3. Install (indexer)
uv add datasets transformers pymilvus requests tqdm
You also need:
- A running Milvus (install doc)
- A reachable OpenAI-compatible embedding server (model id must match
EMBED_MODEL_NAME)
4. Index into Milvus
After preparing decrypted JSONL, set DATA_LOCATION, EMBED_API_URL, EMBED_API_KEY, and MILVUS_* as in the table below, then:
uv run -m openjiuwen_deepsearch.algorithm.search_index.create_browsecompplus_index
The script:
- Connects to Milvus (default
MILVUS_URI=http://localhost:19530, plusMILVUS_TOKEN, etc.) and selects / creates the database - Builds
OpenJiuwenAPIEmbedder(api_url,api_token,timeout) - Loads
DATA_LOCATIONJSONL - Chunks with
BrowseCompChunker(TokenizerChunker, up to 2048 tokens per chunk) - Embeds in batches and writes dense + BM25 sparse rows into
MILVUS_COLLECTION_NAME
5. Configuration table
Variables in create_browsecompplus_index.py are read with _env("KEY", default); if the env var is unset, the in-file default applies (EMBED_MODEL_NAME and HUGGINGFACE_MODEL_NAME default to empty and must be set).

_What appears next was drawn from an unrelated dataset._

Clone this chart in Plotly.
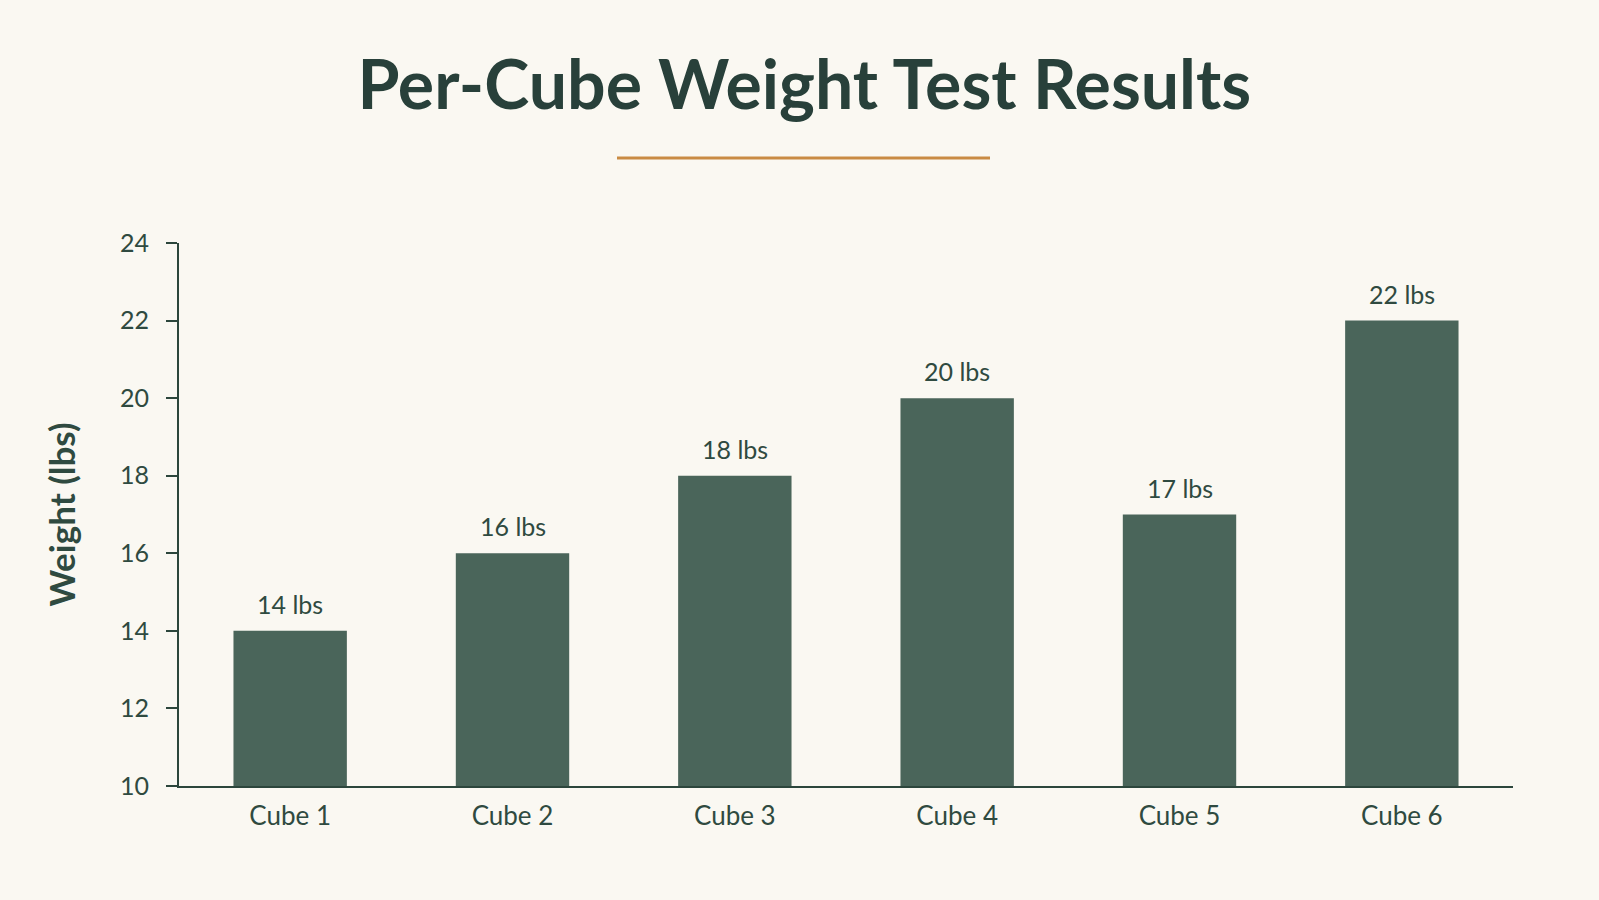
import plotly.graph_objects as go

categories = ["Cube 1", "Cube 2", "Cube 3", "Cube 4", "Cube 5", "Cube 6"]
weights = [14, 16, 18, 20, 17, 22]
y_ticks = [10, 12, 14, 16, 18, 20, 22, 24]

BG = "#FAF8F2"
BAR = "#4A655A"
DARK = "#2C463C"
TEXT = "#2F4A40"
ACCENT = "#C98B44"
FONT = "Lato"

fig = go.Figure()
fig.add_trace(go.Bar(
    x=categories,
    y=weights,
    marker=dict(color=BAR, line=dict(width=0)),
    hoverinfo="skip",
))

for c, w in zip(categories, weights):
    fig.add_annotation(
        x=c, y=w, xref="x", yref="y",
        text=f"{w} lbs",
        showarrow=False,
        yanchor="bottom",
        yshift=10,
        font=dict(family=FONT, size=25, color=TEXT),
    )

fig.update_layout(
    width=1599,
    height=900,
    paper_bgcolor=BG,
    plot_bgcolor=BG,
    margin=dict(l=179, r=86, t=243, b=114),
    bargap=0.49,
    showlegend=False,
    title=dict(
        text="<b>Per-Cube Weight Test Results</b>",
        font=dict(family=FONT, size=68, color="#28403A"),
        x=0.503,
        xanchor="center",
        xref="container",
        yref="container",
        y=0.905,
        yanchor="middle",
    ),
    xaxis=dict(
        showline=True,
        linecolor=DARK,
        linewidth=2,
        ticks="",
        showgrid=False,
        tickfont=dict(family=FONT, size=26, color=TEXT),
        range=[-0.5, 5.5],
        ticklabelstandoff=6,
    ),
    yaxis=dict(
        range=[10, 24],
        tickvals=y_ticks,
        showline=True,
        linecolor=DARK,
        linewidth=2,
        ticks="outside",
        ticklen=11,
        tickwidth=2,
        tickcolor=DARK,
        showgrid=False,
        zeroline=False,
        tickfont=dict(family=FONT, size=25, color=TEXT),
        ticklabelstandoff=12,
        title=dict(
            text="<b>Weight (lbs)</b>",
            font=dict(family=FONT, size=35, color=TEXT),
            standoff=34,
        ),
    ),
    shapes=[
        dict(
            type="line",
            xref="paper",
            yref="paper",
            x0=(617 - 179) / 1334,
            x1=(990 - 179) / 1334,
            y0=1.1565,
            y1=1.1565,
            line=dict(color=ACCENT, width=3),
        )
    ],
)

fig.write_html("out.html")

| Variable (env name) | Meaning | Typical in-code default |
|---|---|---|
DATA_LOCATION |
Path to decrypted JSONL | browsecompplus.jsonl |
MILVUS_URI |
Milvus HTTP URI | http://localhost:19530 |
MILVUS_TOKEN |
Auth token | root:Milvus |
MILVUS_DB_NAME |
Database name | deepsearch_benchmarks |
MILVUS_COLLECTION_NAME |
Collection name | browsecompplus_with_bm25 |
HUGGINGFACE_MODEL_NAME |
HF tokenizer id for chunking | Qwen/Qwen3-Embedding-8B |
EMBED_MODEL_NAME |
Embedding model id passed to the API | empty (must set) |
EMBED_API_URL |
Embeddings HTTP URL | empty (must set or startup fails) |
EMBED_API_KEY |
Embeddings API key | empty (must set or startup fails) |
EMBED_TIMEOUT |
HTTP timeout (seconds) | 60 |
BATCH_SIZE |
Docs per batch | 10 |
INDEX_MAX_RECORDS |
Index only first N rows; 0 = all |
0 |
6. Main-block flow (if __name__ == "__main__")
Aligned with the current script:
- Milvus client —
MilvusClient(uri=MILVUS_URI, token=MILVUS_TOKEN, database=...) - Database — create
MILVUS_DB_NAMEif missing;using_database - Embedder — require
EMBED_API_URL,EMBED_API_KEY,EMBED_MODEL_NAME, andHUGGINGFACE_MODEL_NAME;OpenJiuwenAPIEmbedder(...); timeout falls back to 60s ifEMBED_TIMEOUT ≤ 0; tokenizer fromHUGGINGFACE_MODEL_NAMEforBrowseCompChunker - Load JSONL —
read_jsonl, builddoc_id2doc, query-id maps, … - Schema —
setup_milvus_collection(): PKid, denseembedding,content, sparsecontent_sparse, BM25 function,AUTOINDEX+ COSINE for dense,SPARSE_INVERTED_INDEXfor sparse - Index —
BrowseCompChunker+index_documents_milvus()callingencoder_model.encode()
7. Instruction tuning
OpenJiuwenAPIEmbedder can prepend a fixed task instruction on the query path when encode(..., is_query=True) is used. Many instruction-tuned embedding models benefit from this pattern.
- Query time — prepend a task instruction, e.g. “Given a web search query, retrieve relevant passages that answer the query”.
- Indexing time — do not prepend instructions; encode raw document text for stable vectors.
The embedder’s encode(..., is_query=True|False) flag controls this: True adds the task instruction; False is for indexing.
8. Milvus schema (summary)
Matches setup_milvus_collection() in create_browsecompplus_index.py:
id— string PK ({docid}__{chunk_idx})embedding— dense vector; dimension must match the embedding model used at index time; COSINEcontent— raw chunk text (BM25 analyzer input)content_sparse— Milvus BM25 sparse vectordocid— source document idtitle,authors,datetime— parsed metadatagold_query_id,evidence_query_id— related query id lists
This guide is the English counterpart to README_search.md. When in doubt, prefer the version that matches your checkout date; both should track openjiuwen_deepsearch/config/config.py and main.py.